Re: Order of cases
From: | Douglas Koller, Latin & French <latinfrench@...> |
Date: | Friday, October 1, 2004, 14:31 |
Assumed the heading was set for the list, but ended up sending this
to Philip privately. Sorry, O Philip.
Philip schrieb:
>When I saw a book in English for English people learning German, I
>remember being surprised that it had NOM-ACC-(don't remember the order
>of the other two).
>
>Is it because NOM=ACC for three of the four cases? Or some sort of
>"core" vs "oblique" thing? (Is "core" the right word I'm looking for
>here?)
In my (US high school) days, I learned it NGDA(Ab). It's become
habitual, so while I can see why one might go NADG, it takes a
moment, like when someone hangs the toilet paper roll the other way,
or when a shirt buttons up the other way.

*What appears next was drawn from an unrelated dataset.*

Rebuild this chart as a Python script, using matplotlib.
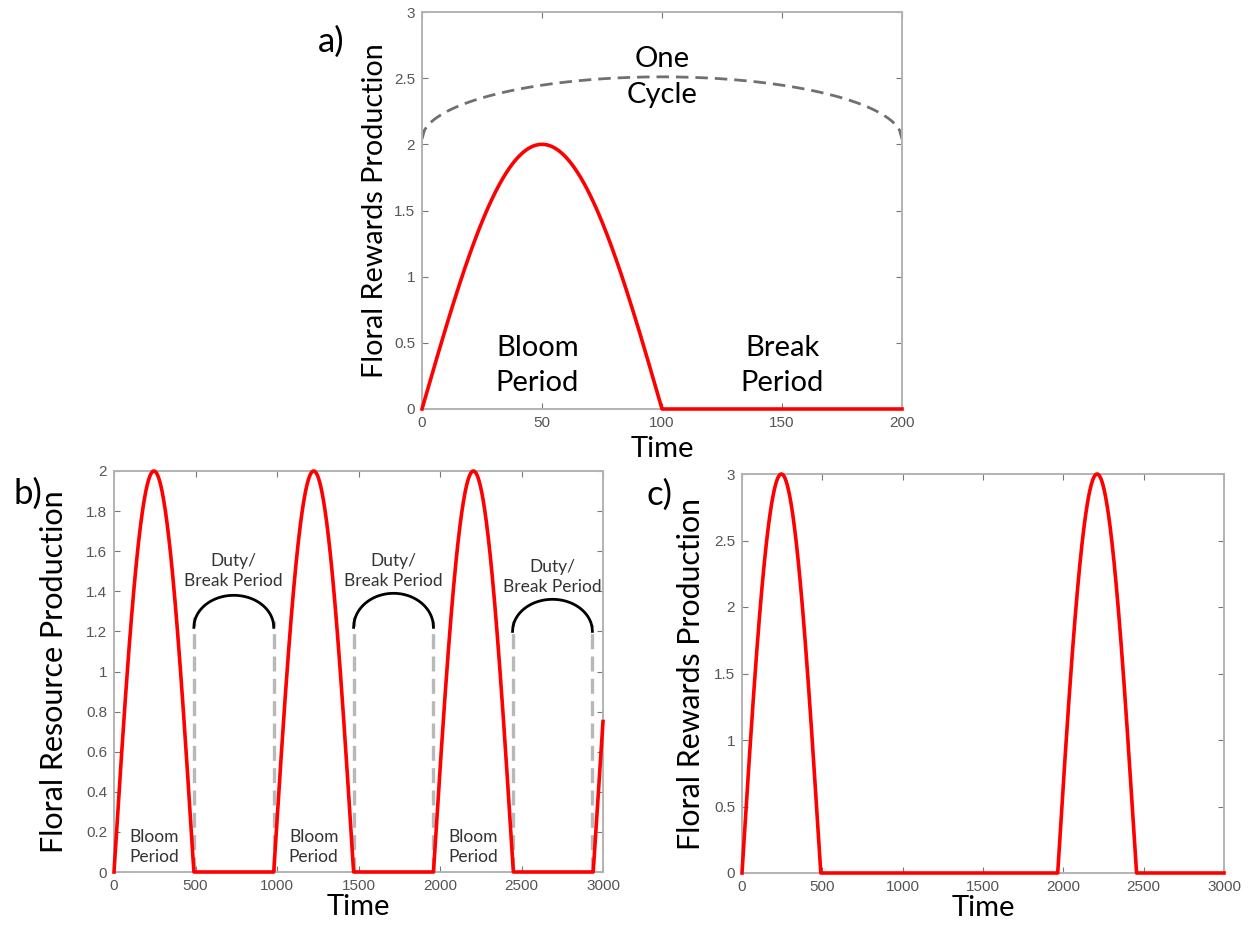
import numpy as np
import matplotlib
matplotlib.use("Agg")
import matplotlib.pyplot as plt

# ---- data ----------------------------------------------------------------
# Panel a: one bloom/break cycle
a_bloom_start = [0]
a_bloom_len = 100
a_peak = 2.0
a_xmax = 200
a_cycle_arc = {"x0": 0, "x1": 200, "base": 2.04, "height": 0.47}

# Panel b: repeated bloom pulses, equal bloom and break
b_bloom_start = [0, 980, 1960, 2940]
b_bloom_len = 490
b_peak = 2.0
b_xmax = 3000
b_break_edges = [(490, 980), (1470, 1960), (2445, 2935)]
b_arc_peak = [1.38, 1.39, 1.36]
b_arc_base = [1.22, 1.22, 1.20]
b_duty_label_y = [1.50, 1.50, 1.47]
b_bloom_label_x = [245, 1225, 2205]

# Panel c: long break between blooms
c_bloom_start = [0, 1965]
c_bloom_len = 490
c_peak = 3.0
c_xmax = 3000

a_xticks = [0, 50, 100, 150, 200]
a_yticks = [0, 0.5, 1, 1.5, 2, 2.5, 3]
b_xticks = [0, 500, 1000, 1500, 2000, 2500, 3000]
b_yticks = [0, 0.2, 0.4, 0.6, 0.8, 1, 1.2, 1.4, 1.6, 1.8, 2]
c_xticks = b_xticks
c_yticks = a_yticks


def pulse_train(starts, length, peak, xmax, n=6000):
    t = np.linspace(0, xmax, n)
    y = np.zeros_like(t)
    for s in starts:
        m = (t >= s) & (t <= s + length)
        y[m] = peak * np.sin(np.pi * (t[m] - s) / length)
    return t, y


def arc(x0, x1, base, height, n=200):
    x = np.linspace(x0, x1, n)
    c = 0.5 * (x0 + x1)
    r = 0.5 * (x1 - x0)
    return x, base + height * np.sqrt(np.clip(1 - ((x - c) / r) ** 2, 0, 1))


# ---- styling -------------------------------------------------------------
W, H = 1249, 932
fig = plt.figure(figsize=(W / 100, H / 100), dpi=100)
fig.patch.set_facecolor("white")

TXT = ["Lato", "DejaVu Sans"]
TICKF = ["Liberation Sans", "DejaVu Sans"]
SPINE = "#b3b3b3"
TICKC = "#555555"
RED = "#ff0000"


def style(ax, xticks, yticks, xlim, ylim):
    ax.set_xlim(*xlim)
    ax.set_ylim(*ylim)
    ax.set_xticks(xticks)
    ax.set_yticks(yticks)
    ax.set_xticklabels([f"{v:g}" for v in xticks], family=TICKF, fontsize=11, color=TICKC)
    ax.set_yticklabels([f"{v:g}" for v in yticks], family=TICKF, fontsize=11, color=TICKC)
    ax.tick_params(direction="in", length=4, width=0.8, color="#777777",
                   top=True, right=True, pad=5)
    for s in ax.spines.values():
        s.set_color(SPINE)
        s.set_linewidth(1.4)


def box(l, t, r, b):
    return [l / W, 1 - b / H, (r - l) / W, (b - t) / H]


# ---- panel a -------------------------------------------------------------
axa = fig.add_axes(box(422, 12, 902, 409))
ta, ya = pulse_train(a_bloom_start, a_bloom_len, a_peak, a_xmax, 2000)
axa.plot(ta, ya, color=RED, lw=2.6, clip_on=False, zorder=3)
xc, yc = arc(**a_cycle_arc)
axa.plot(xc, yc, color="#707070", lw=2.0, dashes=(4.5, 2.5))
style(axa, a_xticks, a_yticks, (0, a_xmax), (0, 3))
axa.text(100, 2.51, "One\nCycle", ha="center", va="center", family=TXT,
         fontsize=21, linespacing=1.45)
axa.text(48, 0.33, "Bloom\nPeriod", ha="center", va="center", family=TXT,
         fontsize=21, linespacing=1.4)
axa.text(150, 0.33, "Break\nPeriod", ha="center", va="center", family=TXT,
         fontsize=21, linespacing=1.4)
axa.set_ylabel("Floral Rewards Production", family=TXT, fontsize=20.7)
axa.set_xlabel("Time", family=TXT, fontsize=21)
axa.yaxis.set_label_coords(-0.070, 0.5)
axa.xaxis.set_label_coords(0.5, -0.068)
fig.text(331 / W, 1 - 42 / H, "a)", ha="center", va="center", family=TXT, fontsize=25)

# ---- panel b -------------------------------------------------------------
axb = fig.add_axes(box(114, 471, 603, 872))
for (x0, x1), base, top in zip(b_break_edges, b_arc_base, b_arc_peak):
    for xv, ytop in ((x0, base + 0.05), (x1, base + 0.03)):
        axb.plot([xv, xv], [0, ytop], color="#b8b8b8", lw=2.4, dashes=(4.5, 2.2), zorder=2)
for (x0, x1), base, top, ly in zip(b_break_edges, b_arc_base, b_arc_peak, b_duty_label_y):
    xs, ys = arc(x0, x1, base, top - base)
    axb.plot(xs, ys, color="black", lw=2.0, zorder=3)
    axb.text(0.5 * (x0 + x1), ly, "Duty/\nBreak Period", ha="center", va="center",
             family=TXT, fontsize=12.5, color="#333333", linespacing=1.3)
tb, yb = pulse_train(b_bloom_start, b_bloom_len, b_peak, b_xmax)
axb.plot(tb, yb, color=RED, lw=2.6, clip_on=False, zorder=4)
for bx in b_bloom_label_x:
    axb.text(bx, 0.125, "Bloom\nPeriod", ha="center", va="center", family=TXT,
             fontsize=12.5, color="#333333", linespacing=1.35)
style(axb, b_xticks, b_yticks, (0, b_xmax), (0, 2))
axb.set_ylabel("Floral Resource Production", family=TXT, fontsize=22)
axb.set_xlabel("Time", family=TXT, fontsize=21)
axb.yaxis.set_label_coords(-0.094, 0.5)
axb.xaxis.set_label_coords(0.5, -0.055)
fig.text(28 / W, 1 - 494 / H, "b)", ha="center", va="center", family=TXT, fontsize=25)

# ---- panel c -------------------------------------------------------------
axc = fig.add_axes(box(742, 474, 1224, 873))
tc, yc2 = pulse_train(c_bloom_start, c_bloom_len, c_peak, c_xmax)
axc.plot(tc, yc2, color=RED, lw=2.6, clip_on=False, zorder=3)
style(axc, c_xticks, c_yticks, (0, c_xmax), (0, 3))
axc.set_ylabel("Floral Rewards Production", family=TXT, fontsize=21.8)
axc.set_xlabel("Time", family=TXT, fontsize=21)
axc.yaxis.set_label_coords(-0.077, 0.5)
axc.xaxis.set_label_coords(0.5, -0.055)
fig.text(660 / W, 1 - 495 / H, "c)", ha="center", va="center", family=TXT, fontsize=25)

fig.savefig("out.png", dpi=100, facecolor="white")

>ObConlang: if your conlang uses IE-oid cases, in which order do you
>typically list them?
That said, in *my* lang, I went:
Nominative
Accusative
Dative
Instrumental
Postpositional
Genitive
Locative
I think the original logic was descending order of importance, but
clearly, the locative case is far more significant than its position
would indicate. Still, I hung the toilet paper well nigh twenty-five
years ago, so it ain't likely to change any time soon.